I’m sorry to bother you guys again, but I really don’t know who else to turn to at the moment.
   I just found out today that a friend of mine and my family’s, who I’ve known for the past ten years, has advanced cancer. No one expects her to live very long. She’s already battled it at least once before, but it wasn’t this advanced.
  I don’t know what to do. I feel so helpless. I’m literally a continent away, and I can’t talk to her or comfort her or anything. I remember her only a few months ago, and she was so cheerful and happy, this breaks my heart. She’s always been my mentor, I could talk to her about hopes and fears I didn’t tell my own parents. She’s sweet, wonderful, contributed so much. So full of life.Â
   I’m hoping I’ll be able to talk to her. But I can’t accept the fact that I’ll never see her again. But let’s face it, I doubt I’ll accept it at any point in time. But I truly wish I could be there to comfort her and ease the pain. She deserves that much at least.
  There’s so many things I want to say, so many meetings that we’ll never have. I wish now we’d gone out to lunch more, that was one of our favorite things. We could talk about everything, and often did.
 Best wishes, Carol. I’ll be praying for you.
6 comments
I wish and pray for a terminal disease so that I could be free from life.
I know there are so many people that want to live and these disease’s ravage their life and the lives of all around them.
My father died of pancreatic cancer, for him it was very quick, 3 weeks from diagnosis.
I have a friend who just survived surgery after finding out he had a tumour.. he’s only in his early 20’s. When I found out I was in shock and wasn’t sure how to be around him.. what to say or do. I was so afraid of upsetting him. I finally got the chance to see him and it was as if nothing had changed. He was his same old self. (Minus a few physical changes from surgery) it was like the tumour never existed. Sadly, that’s not always the case. I hope the best for you and your friend in this tough time. Try your best to be strong for them.

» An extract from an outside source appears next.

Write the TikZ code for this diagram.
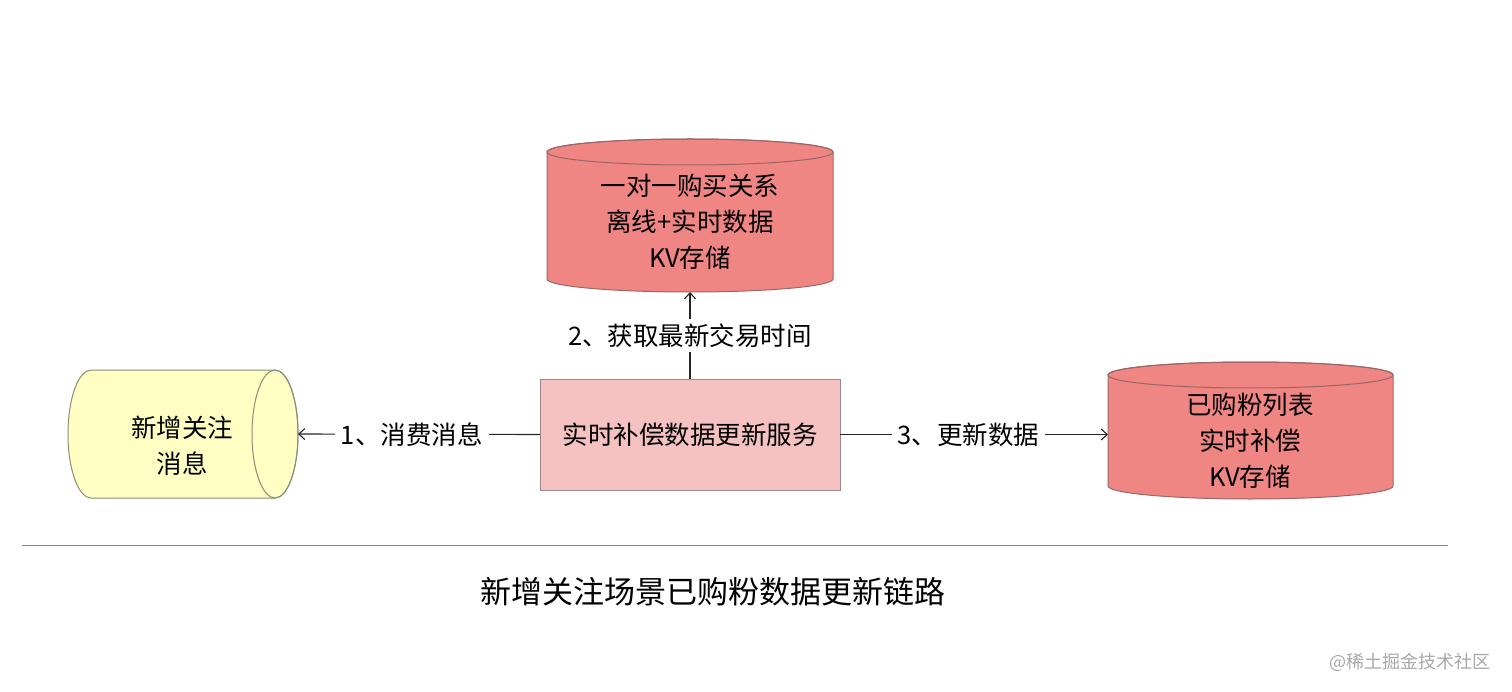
\documentclass[tikz,border=0pt]{standalone}
\usepackage{fontspec}
\setmainfont{Noto Sans CJK SC}
\usetikzlibrary{arrows.meta}
\definecolor{kvred}{HTML}{EF8683}
\definecolor{kvline}{HTML}{9A6665}
\definecolor{svcfill}{HTML}{F5C1C1}
\definecolor{svcline}{HTML}{A08888}
\definecolor{msgfill}{HTML}{FFFFC4}
\definecolor{msgline}{HTML}{8C8C78}
\definecolor{wmgrey}{HTML}{A8A8A8}
\tikzset{
  x=1pt, y=-1pt,
  cylfill/.style={fill=kvred, draw=kvline, line width=1pt},
  msgstyle/.style={fill=msgfill, draw=msgline, line width=1pt},
  anchorbox/.style={inner sep=0pt, outer sep=0pt},
  txt/.style={font=\fontsize{25.5}{36}\selectfont, align=center, inner sep=0pt},
  lbl/.style={font=\fontsize{25.5}{30}\selectfont, fill=white, inner sep=6pt},
  conn/.style={line width=1.1pt, draw=black!85},
  tip/.style={-{Straight Barb[length=6pt,width=11pt,line width=1.1pt]}},
}
\begin{document}
\begin{tikzpicture}
\useasboundingbox (0,0) rectangle (1512,692);
% top cylinder
\fill[cylfill] (547,152) -- (547,279) arc[start angle=180,end angle=0,x radius=143,y radius=13]
  -- (833,152) arc[start angle=0,end angle=-180,x radius=143,y radius=13] -- cycle;
\draw[kvline, line width=1pt] (690,152) ellipse[x radius=143, y radius=13];
\node[anchorbox, minimum width=286pt, minimum height=153pt] (kv1) at (690,215.5) {};
\node[txt] (kv1t) at (690,222) {一对一购买关系\\离线+实时数据\\KV存储};
% right cylinder
\fill[cylfill] (1108,375) -- (1108,486) arc[start angle=180,end angle=0,x radius=142.5,y radius=13]
  -- (1393,375) arc[start angle=0,end angle=-180,x radius=142.5,y radius=13] -- cycle;
\draw[kvline, line width=1pt] (1250.5,375) ellipse[x radius=142.5, y radius=13];
\node[anchorbox, minimum width=285pt, minimum height=137pt] (kv2) at (1250.5,430.5) {};
\node[txt] (kv2t) at (1250,441) {已购粉列表\\实时补偿\\KV存储};
% left horizontal cylinder
\fill[msgstyle] (91,370) -- (275,370) arc[start angle=-90,end angle=90,x radius=23,y radius=64]
  -- (91,498) arc[start angle=90,end angle=270,x radius=23,y radius=64] -- cycle;
\draw[msgline, line width=1pt] (275,434) ellipse[x radius=23, y radius=64];
\node[anchorbox, minimum width=230pt, minimum height=128pt] (msg) at (183,434) {};
\node[txt] (msgt) at (182,445.5) {新增关注\\消息};
% service box
\node[anchorbox, draw=svcline, fill=svcfill, line width=1pt, minimum width=300pt, minimum height=111pt,
  font=\fontsize{25.5}{30}\selectfont] (svc) at (690,434.5) {实时补偿数据更新服务};
% connectors
\draw[conn, tip] (svc.west) -- node[lbl, pos=0.53] {1、消费消息} (msg.east);
\draw[conn, tip] (svc.east) -- node[lbl, pos=0.48] {3、更新数据} (svc.east -| kv2.west);
\draw[conn, tip] (svc.north) -- node[lbl, inner sep=5pt] {2、获取最新交易时间} (kv1.south);
% separator and title
\coordinate (sepL) at (22,545);
\coordinate (sepR) at (1448,545);
\draw[black!45, line width=1pt] (sepL) -- (sepR);
\node[font=\fontsize{31}{36}\selectfont, inner sep=0pt] (title) at (713,592) {新增关注场景已购粉数据更新链路};
\node[font=\fontsize{18}{20}\selectfont, text=wmgrey, inner sep=0pt] (wm) at (1410,662) {@稀土掘金技术社区};
\end{tikzpicture}
\end{document}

I’m in more or less the same situation. When your time comes, nothing you can do about it. Sounds like she’s well loved, anyway, that’s one of the greatest acheivements anyone can hope for in their lifetime.
I’m so sorry. I will pray, too.
My mentor died from cancer, and I never knew. Never got to tell him all that he meant to me. It haunts me. Tell this person, if you can.
When we get the news of a fatal disease, or terminal, or a job less (to a lesser extent-not trivializing it) there is a natural turning away from people. They become untouchable, it seems, when God knows they need more, more and more. Because we fear we will become like them. No hope. Just reach out through email or skype or however you can. You’ll be glad you did.
SO MANY are dying of cancer now. I hate this filthy disease.